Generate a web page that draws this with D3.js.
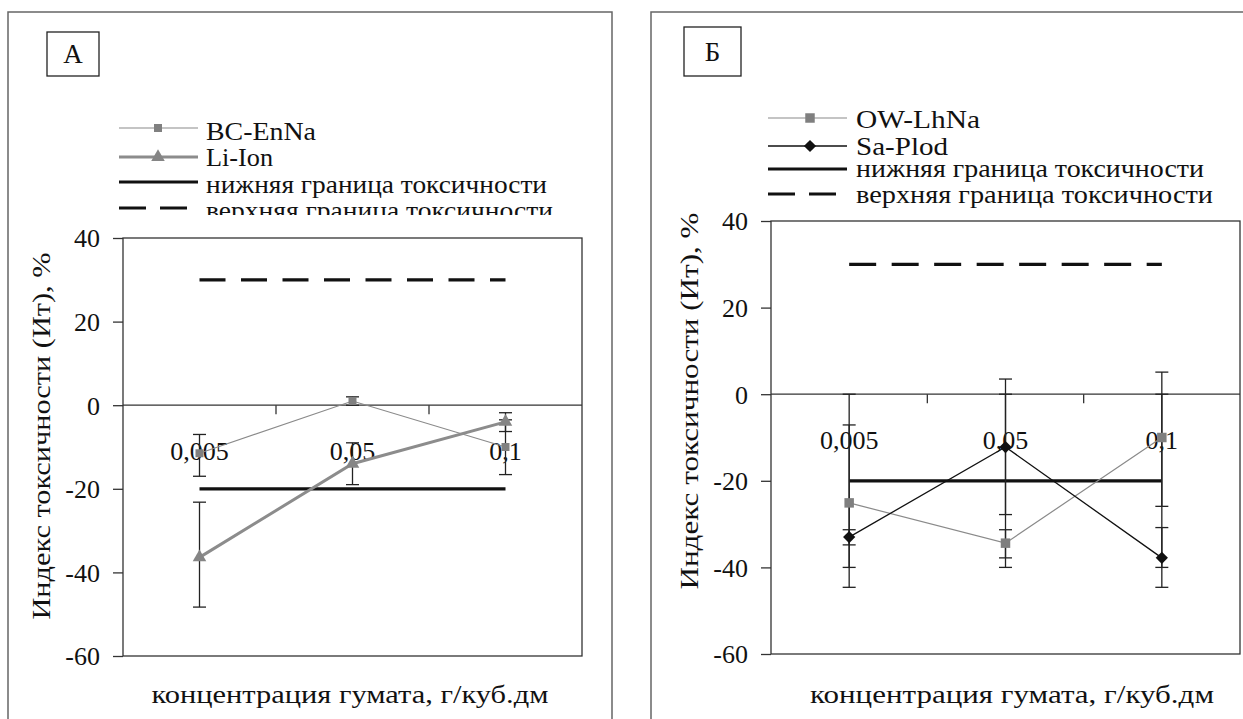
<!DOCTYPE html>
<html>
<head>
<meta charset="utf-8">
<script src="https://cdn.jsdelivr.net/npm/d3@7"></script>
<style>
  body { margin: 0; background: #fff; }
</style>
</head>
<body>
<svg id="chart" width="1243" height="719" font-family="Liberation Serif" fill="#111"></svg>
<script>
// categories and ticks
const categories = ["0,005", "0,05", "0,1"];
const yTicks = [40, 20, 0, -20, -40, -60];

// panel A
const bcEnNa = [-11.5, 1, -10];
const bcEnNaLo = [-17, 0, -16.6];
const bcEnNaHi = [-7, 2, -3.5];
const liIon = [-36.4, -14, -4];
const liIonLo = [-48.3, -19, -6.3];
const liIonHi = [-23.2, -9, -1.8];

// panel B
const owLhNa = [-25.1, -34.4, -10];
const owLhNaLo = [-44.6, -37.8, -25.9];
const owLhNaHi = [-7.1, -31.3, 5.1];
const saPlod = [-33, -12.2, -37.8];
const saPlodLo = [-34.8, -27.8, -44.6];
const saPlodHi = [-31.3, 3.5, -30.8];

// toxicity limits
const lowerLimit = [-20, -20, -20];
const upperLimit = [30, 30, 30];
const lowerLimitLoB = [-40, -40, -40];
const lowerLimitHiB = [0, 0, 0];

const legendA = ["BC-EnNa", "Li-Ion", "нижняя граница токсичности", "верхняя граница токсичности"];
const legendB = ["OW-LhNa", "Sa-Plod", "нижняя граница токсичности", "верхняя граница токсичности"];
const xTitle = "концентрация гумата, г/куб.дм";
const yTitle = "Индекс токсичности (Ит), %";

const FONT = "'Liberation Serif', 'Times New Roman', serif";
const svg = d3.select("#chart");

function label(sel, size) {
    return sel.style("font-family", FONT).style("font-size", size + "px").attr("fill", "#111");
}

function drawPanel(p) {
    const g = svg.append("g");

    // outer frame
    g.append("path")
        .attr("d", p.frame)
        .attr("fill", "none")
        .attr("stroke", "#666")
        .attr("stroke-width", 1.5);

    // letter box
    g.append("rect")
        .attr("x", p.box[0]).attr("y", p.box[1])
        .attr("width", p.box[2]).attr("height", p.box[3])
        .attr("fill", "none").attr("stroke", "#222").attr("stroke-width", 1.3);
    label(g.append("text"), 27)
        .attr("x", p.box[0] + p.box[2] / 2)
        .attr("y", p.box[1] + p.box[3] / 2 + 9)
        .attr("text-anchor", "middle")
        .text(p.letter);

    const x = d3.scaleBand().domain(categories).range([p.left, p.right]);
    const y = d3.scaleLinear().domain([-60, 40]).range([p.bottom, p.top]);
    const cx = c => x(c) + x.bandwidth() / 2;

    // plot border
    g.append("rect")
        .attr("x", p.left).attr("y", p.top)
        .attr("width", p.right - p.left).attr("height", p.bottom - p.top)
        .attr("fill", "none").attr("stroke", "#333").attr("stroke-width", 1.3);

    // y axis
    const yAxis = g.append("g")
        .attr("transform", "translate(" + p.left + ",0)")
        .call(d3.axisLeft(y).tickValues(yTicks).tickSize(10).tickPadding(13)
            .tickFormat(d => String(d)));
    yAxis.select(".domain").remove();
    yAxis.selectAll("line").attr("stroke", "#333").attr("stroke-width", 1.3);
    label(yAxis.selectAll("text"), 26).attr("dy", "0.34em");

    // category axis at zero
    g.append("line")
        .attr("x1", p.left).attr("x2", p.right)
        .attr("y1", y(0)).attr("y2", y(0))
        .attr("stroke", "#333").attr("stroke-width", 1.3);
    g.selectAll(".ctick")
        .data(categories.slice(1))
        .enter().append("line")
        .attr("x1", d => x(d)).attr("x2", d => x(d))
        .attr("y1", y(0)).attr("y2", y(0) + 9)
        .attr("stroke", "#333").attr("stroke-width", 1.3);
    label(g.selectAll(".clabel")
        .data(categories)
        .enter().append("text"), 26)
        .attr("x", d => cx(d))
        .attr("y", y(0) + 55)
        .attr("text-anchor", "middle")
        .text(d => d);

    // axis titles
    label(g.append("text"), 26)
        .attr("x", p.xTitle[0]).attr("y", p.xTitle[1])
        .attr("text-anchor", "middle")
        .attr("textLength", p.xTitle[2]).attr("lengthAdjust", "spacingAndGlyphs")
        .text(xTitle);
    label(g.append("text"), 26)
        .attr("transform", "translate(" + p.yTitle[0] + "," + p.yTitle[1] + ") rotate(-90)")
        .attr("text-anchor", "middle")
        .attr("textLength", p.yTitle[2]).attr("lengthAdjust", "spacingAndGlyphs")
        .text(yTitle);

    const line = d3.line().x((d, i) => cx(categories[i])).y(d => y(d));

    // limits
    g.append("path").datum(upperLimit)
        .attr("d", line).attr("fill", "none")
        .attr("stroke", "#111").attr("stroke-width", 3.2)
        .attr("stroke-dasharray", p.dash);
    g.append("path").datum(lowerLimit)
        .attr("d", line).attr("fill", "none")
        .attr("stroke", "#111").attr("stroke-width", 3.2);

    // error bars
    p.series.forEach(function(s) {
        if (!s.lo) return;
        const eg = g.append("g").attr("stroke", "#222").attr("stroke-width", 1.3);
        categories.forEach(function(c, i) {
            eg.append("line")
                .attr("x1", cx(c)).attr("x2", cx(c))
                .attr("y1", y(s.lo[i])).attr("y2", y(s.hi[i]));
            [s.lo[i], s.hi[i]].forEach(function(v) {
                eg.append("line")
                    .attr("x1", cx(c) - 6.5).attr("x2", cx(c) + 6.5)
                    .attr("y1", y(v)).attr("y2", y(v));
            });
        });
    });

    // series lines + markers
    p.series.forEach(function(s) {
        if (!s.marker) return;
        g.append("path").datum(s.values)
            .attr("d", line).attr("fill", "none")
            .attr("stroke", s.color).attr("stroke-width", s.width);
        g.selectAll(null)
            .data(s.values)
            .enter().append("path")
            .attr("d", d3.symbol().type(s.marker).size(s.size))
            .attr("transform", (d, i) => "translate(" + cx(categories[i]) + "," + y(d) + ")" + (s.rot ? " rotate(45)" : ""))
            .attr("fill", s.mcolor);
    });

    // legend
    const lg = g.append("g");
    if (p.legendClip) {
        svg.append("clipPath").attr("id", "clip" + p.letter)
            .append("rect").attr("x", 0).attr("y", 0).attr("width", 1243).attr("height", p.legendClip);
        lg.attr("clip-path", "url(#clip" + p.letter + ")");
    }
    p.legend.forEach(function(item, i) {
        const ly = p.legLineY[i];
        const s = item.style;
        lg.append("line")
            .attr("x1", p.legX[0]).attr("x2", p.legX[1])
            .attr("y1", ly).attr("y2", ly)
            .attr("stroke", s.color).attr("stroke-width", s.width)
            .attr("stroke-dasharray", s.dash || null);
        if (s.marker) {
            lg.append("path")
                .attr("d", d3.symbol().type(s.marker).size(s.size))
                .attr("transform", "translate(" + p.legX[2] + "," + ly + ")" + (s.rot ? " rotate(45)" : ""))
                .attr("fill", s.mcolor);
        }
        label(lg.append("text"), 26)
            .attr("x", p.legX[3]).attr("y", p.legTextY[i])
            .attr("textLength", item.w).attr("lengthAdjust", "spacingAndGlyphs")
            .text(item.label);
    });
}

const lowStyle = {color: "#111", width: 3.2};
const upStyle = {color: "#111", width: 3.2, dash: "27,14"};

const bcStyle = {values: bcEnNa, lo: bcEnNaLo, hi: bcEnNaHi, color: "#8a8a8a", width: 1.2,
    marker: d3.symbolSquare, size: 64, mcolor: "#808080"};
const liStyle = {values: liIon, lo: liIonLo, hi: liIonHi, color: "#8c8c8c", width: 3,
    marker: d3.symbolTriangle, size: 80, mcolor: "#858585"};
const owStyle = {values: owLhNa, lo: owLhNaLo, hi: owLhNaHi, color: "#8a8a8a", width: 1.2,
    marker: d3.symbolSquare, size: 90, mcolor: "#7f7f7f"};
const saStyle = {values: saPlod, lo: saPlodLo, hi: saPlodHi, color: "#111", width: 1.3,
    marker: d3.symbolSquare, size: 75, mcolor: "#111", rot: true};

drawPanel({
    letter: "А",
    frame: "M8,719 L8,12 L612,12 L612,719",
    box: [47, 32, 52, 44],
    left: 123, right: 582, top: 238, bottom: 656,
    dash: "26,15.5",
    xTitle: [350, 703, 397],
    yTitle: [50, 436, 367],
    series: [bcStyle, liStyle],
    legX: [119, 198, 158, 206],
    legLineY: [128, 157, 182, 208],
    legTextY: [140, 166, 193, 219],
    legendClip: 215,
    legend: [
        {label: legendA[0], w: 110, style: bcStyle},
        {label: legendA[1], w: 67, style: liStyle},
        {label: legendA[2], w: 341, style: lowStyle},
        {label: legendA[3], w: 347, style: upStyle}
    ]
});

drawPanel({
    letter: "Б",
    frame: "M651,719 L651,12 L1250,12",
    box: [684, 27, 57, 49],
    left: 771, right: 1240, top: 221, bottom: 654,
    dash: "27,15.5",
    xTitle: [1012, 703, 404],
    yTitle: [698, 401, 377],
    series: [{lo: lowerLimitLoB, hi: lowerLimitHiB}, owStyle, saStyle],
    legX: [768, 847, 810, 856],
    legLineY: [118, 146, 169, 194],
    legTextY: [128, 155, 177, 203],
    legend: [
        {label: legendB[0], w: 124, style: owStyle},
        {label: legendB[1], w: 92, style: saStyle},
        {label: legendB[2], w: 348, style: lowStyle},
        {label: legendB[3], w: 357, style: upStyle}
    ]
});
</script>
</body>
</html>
· · ·
● Task brief
Starting at the first line of the material, output exactly the lines up to and including the one with "const liIonHi = [-23.2, -9, -1.8];". Do not include the pictures.

● Answer to this exercise
Generate a web page that draws this with D3.js.
<!DOCTYPE html>
<html>
<head>
<meta charset="utf-8">
<script src="https://cdn.jsdelivr.net/npm/d3@7"></script>
<style>
  body { margin: 0; background: #fff; }
</style>
</head>
<body>
<svg id="chart" width="1243" height="719" font-family="Liberation Serif" fill="#111"></svg>
<script>
// categories and ticks
const categories = ["0,005", "0,05", "0,1"];
const yTicks = [40, 20, 0, -20, -40, -60];

// panel A
const bcEnNa = [-11.5, 1, -10];
const bcEnNaLo = [-17, 0, -16.6];
const bcEnNaHi = [-7, 2, -3.5];
const liIon = [-36.4, -14, -4];
const liIonLo = [-48.3, -19, -6.3];
const liIonHi = [-23.2, -9, -1.8];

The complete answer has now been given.